What is a ‘Trumpet-Shaped Object’ and how do I avoid buying one?
A TSO is an instrument that looks like a trumpet and is marketed as one but lacks the build quality, valve precision, and intonation accuracy to function as a genuine learning tool. They’re characterized by unusual colors, no-name branding, suspiciously cheap bundle pricing, and no mention of valve materials. Avoid them by sticking to the brands discussed in this guide and using the red flag checklist in the ‘Avoiding TSOs’ section above. When in doubt, consult a local brass teacher or music store professional before buying.
Are there other good places to look for used trumpets besides online?
Absolutely. Local music stores that do instrument rentals often sell refurbished rental returns at very reasonable prices — these are typically well-maintained Yamaha or Jupiter student horns.

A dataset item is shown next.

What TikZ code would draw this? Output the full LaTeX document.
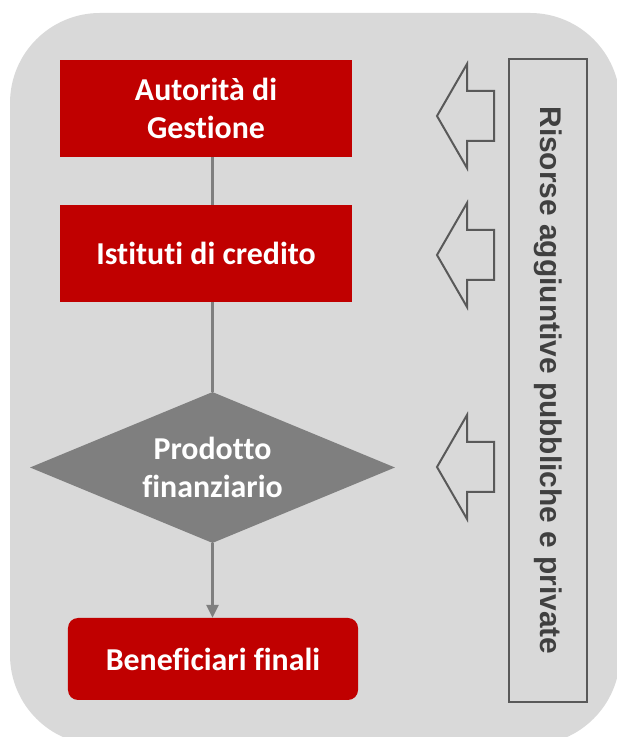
\documentclass[tikz,border=0pt]{standalone}
\usepackage{fontspec}
\setmainfont{Carlito}[Ligatures=NoCommon]
\newfontfamily\sidefont{Liberation Sans}
\usepackage{tikz}
\usetikzlibrary{shapes,shapes.geometric,arrows.meta}

\definecolor{bgGray}{HTML}{D9D9D9}
\definecolor{boxRed}{HTML}{C00000}
\definecolor{midGray}{HTML}{7F7F7F}
\definecolor{darkGray}{HTML}{595959}
\definecolor{textGray}{HTML}{404040}

\tikzset{
  redbox/.style={rectangle, fill=boxRed, text=white, align=center, inner sep=0pt,
    font=\fontsize{32}{39}\selectfont\bfseries, minimum width=292bp, minimum height=97bp},
  link/.style={draw=midGray, line width=3bp},
  blockarrow/.style={draw=darkGray, line width=2bp, line join=miter}
}

\begin{document}
\begin{tikzpicture}[x=1bp,y=1bp]
\useasboundingbox (0,0) rectangle (617,737);
\fill[bgGray, rounded corners=90bp] (10,-8) rectangle (620,724);

\node[redbox] (a) at (206,628.5) {Autorità di\\Gestione};
\node[redbox] (b) at (206,483.5) {Istituti di credito};
\node[diamond, fill=midGray, text=white, align=center, inner sep=0pt, aspect=2.4,
      minimum width=365bp, minimum height=151bp,
      font=\fontsize{32}{39}\selectfont\bfseries] (c) at (212.5,269.5) {Prodotto\\finanziario};
\node[redbox, rounded corners=10bp, minimum width=290bp, minimum height=82bp] (d) at (213,78) {Beneficiari finali};

\node[draw=darkGray, line width=2bp, rotate=-90, minimum width=643bp, minimum height=78bp,
      inner sep=0pt, text=textGray, font=\sidefont\fontsize{30}{36}\selectfont\bfseries] (r) at (548,356.5)
      {Risorse aggiuntive pubbliche e private};

% flusso verticale
\draw[link] (a.south -| c.north) -- (b.north -| c.north);
\draw[link] (b.south -| c.north) -- (c.north);
\draw[link, -{Triangle[width=12bp,length=13bp]}] (c.south) -- (d.north -| c.south);

% frecce delle risorse
\foreach \y in {621,482,270}
  \draw[blockarrow] (437,\y) -- (467,\y+52) -- (467,\y+25) -- (494,\y+25)
    -- (494,\y-25) -- (467,\y-25) -- (467,\y-52) -- cycle;
\end{tikzpicture}
\end{document}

School district instrument sales and auctions are another excellent source. Estate sales occasionally turn up good horns. Pawn shops can have gems, though quality is more variable. A local brass teacher or band director often knows of students who are selling upgraded horns. Always inspect in person when possible.
A Final Note From the Bench
I’ve spent a lot of time and ink in this guide pushing you toward the used Yamaha, warning you about TSOs, and emphasizing valve quality over tone. I want to close by acknowledging something: any trumpet journey that starts with genuine enthusiasm is worth supporting, whatever horn you end up with.
The best trumpet for you is the one you’ll actually play. If a $150 Eastar is the only thing that fits your situation right now, buy it, maintain it carefully, and start learning. You can always upgrade when the commitment is proven. If you can stretch to a used Yamaha, do that — your future self will thank you.
The trumpet is a remarkable instrument. It has survived centuries of technological change, crossed every genre of music from classical to jazz to hip-hop, and it continues to be one of the most expressive voices in all of music. Whatever horn you start on, what matters most is that you start.
Good luck — and keep the valves oiled.